Start of GIVEN MATERIAL
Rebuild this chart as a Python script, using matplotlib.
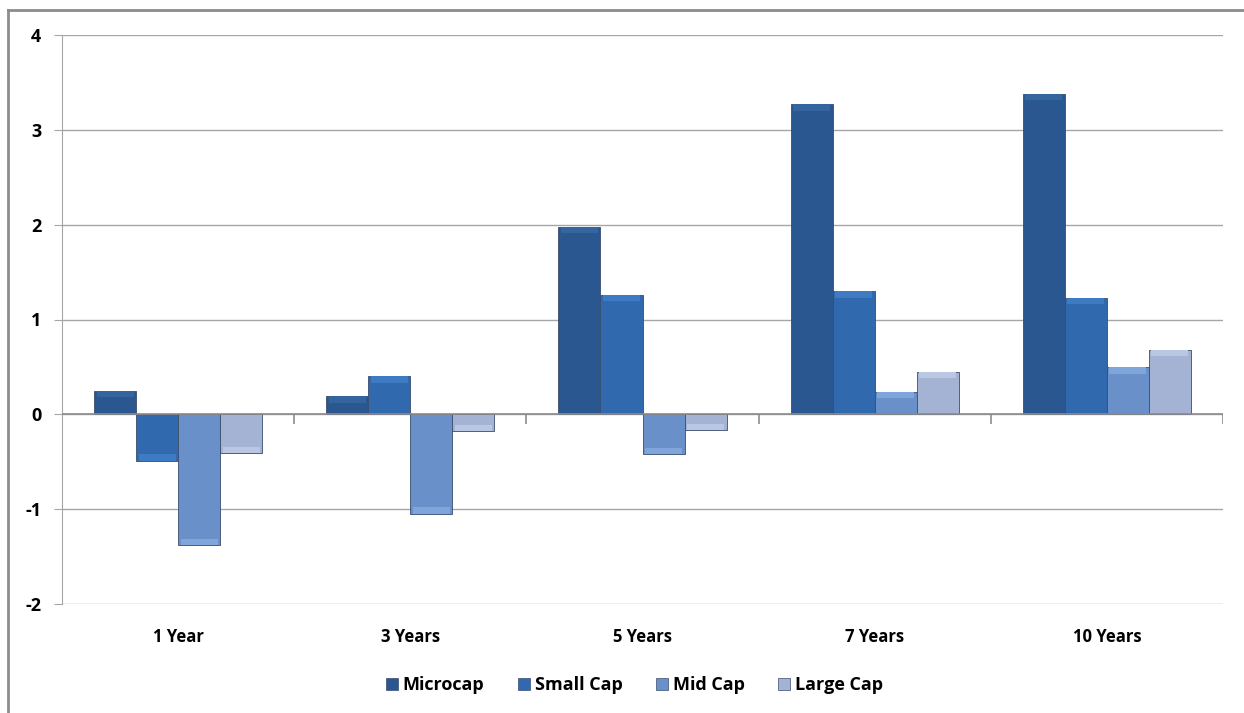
import numpy as np
import matplotlib
matplotlib.use("Agg")
import matplotlib.pyplot as plt
from matplotlib.lines import Line2D

categories = ["1 Year", "3 Years", "5 Years", "7 Years", "10 Years"]
series = ["Microcap", "Small Cap", "Mid Cap", "Large Cap"]
microcap = [0.25, 0.19, 1.98, 3.27, 3.38]
small_cap = [-0.49, 0.40, 1.26, 1.30, 1.23]
mid_cap = [-1.38, -1.05, -0.42, 0.24, 0.50]
large_cap = [-0.41, -0.18, -0.17, 0.45, 0.68]
values = [microcap, small_cap, mid_cap, large_cap]

colors = ["#2B5790", "#3069AE", "#6A90CA", "#A4B3D3"]
tips = ["#35659F", "#3F7BC2", "#80A5DB", "#BAC7E3"]

plt.rcParams["font.family"] = ["Open Sans", "DejaVu Sans"]
plt.rcParams["axes.unicode_minus"] = False

fig = plt.figure(figsize=(12.44, 7.13), dpi=100)
ax = fig.add_axes([62/1244, 1-604/713, (1223-62)/1244, (604-35)/713])

x = np.arange(len(categories))
w = 0.181
for i, (name, vals) in enumerate(zip(series, values)):
    pos = x + (i - 1.5) * w
    vals = np.array(vals)
    ax.bar(pos, vals, width=w, color=colors[i], edgecolor="#3A4C6E",
           linewidth=0.6, zorder=3)
    # bevelled tip of each bar
    tip = np.sign(vals) * np.minimum(np.abs(vals), 0.07)
    ax.bar(pos, tip, width=w * 0.88, bottom=vals - tip, color=tips[i],
           linewidth=0, zorder=4)

ax.set_xlim(-0.5, len(categories) - 0.5)
ax.set_ylim(-2, 4)
ax.set_yticks(range(-2, 5))
ax.yaxis.grid(True, color="#A6A6A6", linewidth=1, zorder=0)
ax.axhline(0, color="#8C8C8C", linewidth=1.2, zorder=5)
bounds = np.arange(len(categories) + 1) - 0.5
ax.vlines(bounds[1:], -0.1, 0, color="#8C8C8C", linewidth=1.2, zorder=5)

ax.set_xticks(x)
ax.set_xticklabels(categories, fontsize=12, fontweight="bold")
ax.tick_params(axis="x", length=0, pad=17)
ax.tick_params(axis="y", length=6, color="#A6A6A6", labelsize=13, pad=9)
for lab in ax.get_yticklabels():
    lab.set_fontweight("bold")

for s in ["top", "right", "bottom"]:
    ax.spines[s].set_visible(False)
ax.spines["left"].set_color("#A6A6A6")

handles = [Line2D([], [], marker="s", linestyle="", markersize=9,
                  markerfacecolor=c, markeredgecolor="#3A4C6E", markeredgewidth=0.5)
           for c in colors]
fig.legend(handles, series, loc="center", bbox_to_anchor=(632/1244, 1-685/713),
           ncol=4, frameon=False, handletextpad=0.0, columnspacing=1.6,
           handlelength=1.2, prop={"size": 13, "weight": "bold"})

# outer chart border
fig.add_artist(Line2D([8/1244, 8/1244], [0, 1-10/713], transform=fig.transFigure,
                      color="#8C8C8C", linewidth=2))
fig.add_artist(Line2D([8/1244, 1], [1-10/713, 1-10/713], transform=fig.transFigure,
                      color="#8C8C8C", linewidth=2))

fig.savefig("out.png", dpi=100)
End of GIVEN MATERIAL
- **TASK**:
Begin at the top of the material above and output each line exactly, stopping after the line that holds "1-604/713, (1223-62)/1244, (604-35)/713])". Leave out pictures.

- **EXERCISE ANSWER**:
Rebuild this chart as a Python script, using matplotlib.
import numpy as np
import matplotlib
matplotlib.use("Agg")
import matplotlib.pyplot as plt
from matplotlib.lines import Line2D

categories = ["1 Year", "3 Years", "5 Years", "7 Years", "10 Years"]
series = ["Microcap", "Small Cap", "Mid Cap", "Large Cap"]
microcap = [0.25, 0.19, 1.98, 3.27, 3.38]
small_cap = [-0.49, 0.40, 1.26, 1.30, 1.23]
mid_cap = [-1.38, -1.05, -0.42, 0.24, 0.50]
large_cap = [-0.41, -0.18, -0.17, 0.45, 0.68]
values = [microcap, small_cap, mid_cap, large_cap]

colors = ["#2B5790", "#3069AE", "#6A90CA", "#A4B3D3"]
tips = ["#35659F", "#3F7BC2", "#80A5DB", "#BAC7E3"]

plt.rcParams["font.family"] = ["Open Sans", "DejaVu Sans"]
plt.rcParams["axes.unicode_minus"] = False

fig = plt.figure(figsize=(12.44, 7.13), dpi=100)
ax = fig.add_axes([62/1244, 1-604/713, (1223-62)/1244, (604-35)/713])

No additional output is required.